Shah Naqshband performed Hajj three times, after which he resided in Merv and Bukhara. Towards the end of his life he went back to settle in his native city of Qasr al-Arifin. His teachings became quoted everywhere and his name was on every tongue. Visitors from far and wide came to see him and to seek his advice. They received teaching in his school and mosque, a complex which at one time accommodated more than five thousand people. This school is the largest Islamic center of learning in Central Asia and still exists in our day. It was recently renovated and reopened after surviving seventy years of Communist rule.
Shah Naqshband's teachings changed the hearts of seekers from darkness to light. He continued to teach his students the knowledge of the Oneness of God in which his precedessors had specialized, emphasizing the realization of the state of excellent character (ihsan) for his followers according to the hadith of the Prophet (s),
"Perfect Character is to worship God as if you see Him.".
When Shah Naqshband entered his final illness he locked himself up into his room. Wave after wave of his followers began to visit him, and he gave to each of them what they needed. At one point he ordered them to the Chapter of Quran known as surat Ya Sin. When they finished reading the sura, Shah Naqshband raised his hands in supplication to God. Then he raised his right finger to say the testimony of Oneness. As soon as he finished saying this testimony, his soul returned to God. He died on a Monday night in 1388. He was buried in his garden as he requested. The succeeding Kings of Bukhara took care of his school and mosque, expanding them and increasing their religious endowments (awqaaf).
Succeeding shaykhs of the Distinguished Naqshbandi Sufi Order wrote many biographies of Shah Naqshband. Among them are Masoud al-Bukhari and Sharif al-Jarjani, who composed the Risala Bahaiyya which describes his and his life's works including his legal decisions (fatawa). Shaykh Muhammad Parsa, who died in Madina in 1419 wrote Risala Qudsiyya in which he talks of Shah Naqshband's life his virtues and his teachings.
Shah Naqshband's literary legacy included many books. Among them are al-Awrad al-Bahaiyya, the Devotions of Shah Naqshband." Another book is Tanbih al-Ghafilin. A third book is Maslakul Anwar. A fourth is Hadiyyatus Salikin wa Tuhfat at-Talibeen. He left many noble expressions praising the Prophet and he wrote many fatawa (legal rulings). One of his opinions was that all the different acts and kinds of worship, whether obligatory or voluntary, were permitted for the seeker in order to reach reality. Prayer, fasting, charity, remembrance by chanting and invoking the Names of the Divine, striving against the ego's desire (mujahadat) and self-denial zuhd were emphasized as ways to reach God Almighty. (See the Eleven Principles of the Naqshbandi Way.)
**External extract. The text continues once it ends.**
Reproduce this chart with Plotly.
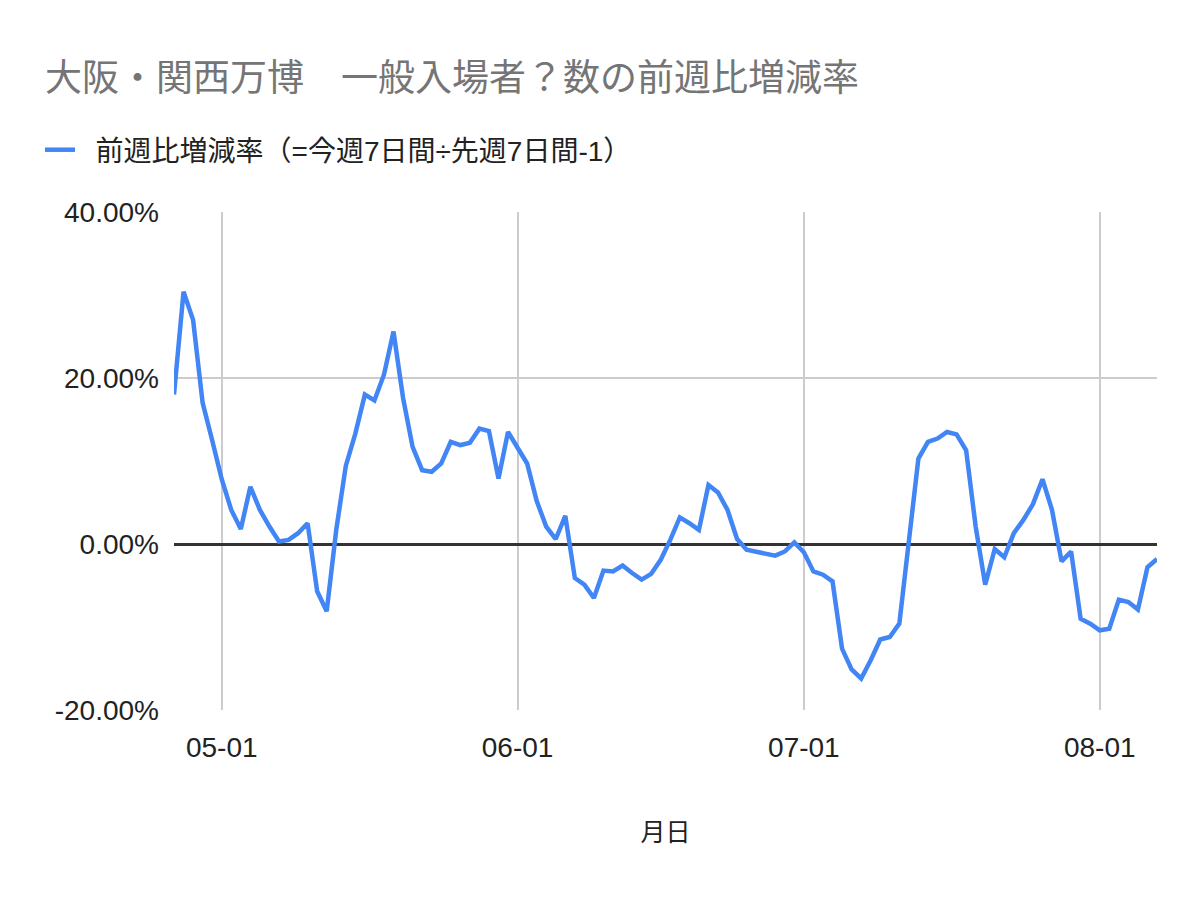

Shah Naqshband built his school on the renewal of the teachings of the Islamic religion. He insisted on the necessity of keeping to the Revelations of God and the teachings of the Path of the Blessed Messenger. When they asked him,
"What are the requirements of one who follows your way?"
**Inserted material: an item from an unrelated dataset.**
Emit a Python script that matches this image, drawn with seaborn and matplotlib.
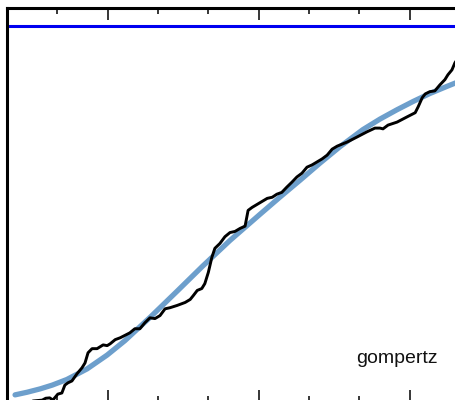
import numpy as np
import pandas as pd
import seaborn as sns
import matplotlib.pyplot as plt
from matplotlib.ticker import MultipleLocator

# observed cumulative fraction (black)
obs_day = [10.5, 14.6, 17.0, 17.7, 18.5, 19.1, 20.1, 20.9, 21.5, 22.1, 22.9, 23.9,
           24.9, 25.5, 26.1, 26.9, 27.9, 28.5, 29.1, 29.9, 30.5, 31.5, 32.5, 34.4,
           35.4, 36.4, 37.4, 38.4, 39.4, 40.4, 41.4, 42.4, 43.8, 45.4, 46.4, 47.0,
           47.8, 48.7, 49.3, 50.0, 50.7, 51.3, 52.3, 53.3, 54.3, 55.3, 56.3, 57.3,
           57.9, 58.7, 59.7, 60.7, 61.7, 62.7, 63.6, 64.6, 65.6, 66.6, 67.6, 68.6,
           69.6, 70.6, 71.6, 72.6, 73.6, 74.6, 75.6, 77.6, 79.5, 81.5, 83.1, 84.1,
           84.7, 85.7, 87.5, 89.5, 91.1, 91.7, 92.5, 93.1, 94.0, 95.0, 96.0, 97.0,
           97.6, 98.4, 99.0, 99.6]
obs_frac = [0.000, 0.002, 0.005, 0.010, 0.011, 0.005, 0.021, 0.024, 0.045, 0.051, 0.056, 0.075,
            0.091, 0.104, 0.131, 0.142, 0.142, 0.147, 0.152, 0.150, 0.155, 0.166, 0.171, 0.184,
            0.195, 0.195, 0.211, 0.224, 0.222, 0.230, 0.248, 0.251, 0.257, 0.265, 0.273, 0.283,
            0.297, 0.302, 0.315, 0.345, 0.385, 0.409, 0.422, 0.440, 0.451, 0.454, 0.462, 0.468,
            0.510, 0.518, 0.526, 0.534, 0.542, 0.545, 0.553, 0.558, 0.572, 0.585, 0.599, 0.609,
            0.625, 0.631, 0.639, 0.647, 0.657, 0.673, 0.681, 0.692, 0.705, 0.719, 0.729, 0.729,
            0.727, 0.737, 0.745, 0.759, 0.770, 0.786, 0.810, 0.820, 0.826, 0.828, 0.844, 0.858,
            0.871, 0.884, 0.903, 0.915]

# gompertz fit (light blue)
fit_day = [11.6, 14.0, 16.6, 19.0, 21.9, 25.9, 29.9, 33.4, 38.4, 43.8, 48.9, 54.3,
           60.3, 64.2, 68.2, 72.2, 76.2, 80.7, 84.1, 87.5, 90.7, 94.0, 97.4, 100.0]
fit_frac = [0.019, 0.026, 0.035, 0.045, 0.060, 0.088, 0.125, 0.163, 0.225, 0.295,
            0.362, 0.430, 0.500, 0.545, 0.590, 0.636, 0.680, 0.725, 0.753, 0.778, 0.800,
            0.821, 0.840, 0.854]

asymptote = 1.0
label = "gompertz"

sns.set_style("ticks")
plt.rcParams['font.family'] = ['Liberation Sans', 'DejaVu Sans']

fig = plt.figure(figsize=(4.56, 4.0), dpi=100)
ax = fig.add_axes([7 / 456, -2 / 400, 453 / 456, 394.5 / 400])

fit_df = pd.DataFrame({'day': fit_day, 'frac': fit_frac})
obs_df = pd.DataFrame({'day': obs_day, 'frac': obs_frac})

sns.lineplot(data=fit_df, x='day', y='frac', color='#6d9fcc', lw=3.8,
             estimator=None, ax=ax)
sns.lineplot(data=obs_df, x='day', y='frac', color='black', lw=2.1,
             estimator=None, ax=ax)
ax.axhline(asymptote, color='#0000f0', lw=2.2)

ax.set_xlim(10, 100)
ax.set_ylim(0, 1.05)
ax.xaxis.set_major_locator(MultipleLocator(30))
ax.xaxis.set_minor_locator(MultipleLocator(10))
ax.tick_params(axis='x', which='both', direction='in', top=True, bottom=True,
               labelbottom=False, width=1.1, color='black')
ax.tick_params(axis='x', which='major', length=8.5)
ax.tick_params(axis='x', which='minor', length=4)
ax.tick_params(axis='y', left=False, right=False, labelleft=False)
ax.set_xlabel('')
ax.set_ylabel('')
for s in ax.spines.values():
    s.set_visible(True)
    s.set_linewidth(2.2)
    s.set_color('black')

ax.text(0.95, 0.1, label, transform=ax.transAxes, ha='right', va='baseline',
        fontsize=14, color='#111111')

fig.savefig('out.png', dpi=100)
he said, "To follow the Path of the Prophet (s) with love."
He continued saying: "Our way is a rare one. It keeps the Urwat ul-Wuthqa, the Unbreakable Bond, and it asks nothing else of its followers but to take hold of the Pure Path of the Prophet (s) and follow the way of his Disciples and Companions in their striving to encounter God."
Shah Naqshband's self-denial made him live a harsh and austere life. He was extremely concerned with acquiring only the halal (permitted) livelihood. He used to eat bread made from barley that he planted and reaped himself in his garden. He loved the poor and needy and he used to cook and serve them himself as well as visit them when they were sick. He was very wealthy and he used his money to spend in the way of God, not for himself and his family. Because of that, everyone loved him and acknowledged his generosity.
Shah Naqshband said:
"The Naqshbandi School is the easiest and simplest way for the student to understand tawhid. ...It is also free from all innovations and deviations and exaggerated statements (shaathiyyat) and dancing and dubious recitals (sama'a). It does not demand of its followers perpetual hunger or wakefulness. That is how the Naqshbandiyya has managed to remain free from the excesses of the ignorant and the charlatans (mushawazeen). In sum we say that our way is the mother of all tareeqats and the guardian of all spiritual trusts. It is the safest, wisest and clearest way. It is the purest drinking-station, the most distilled essence. Naqshbandiyya is innocent from any attack because it keeps the the way of the blessed Sunnah."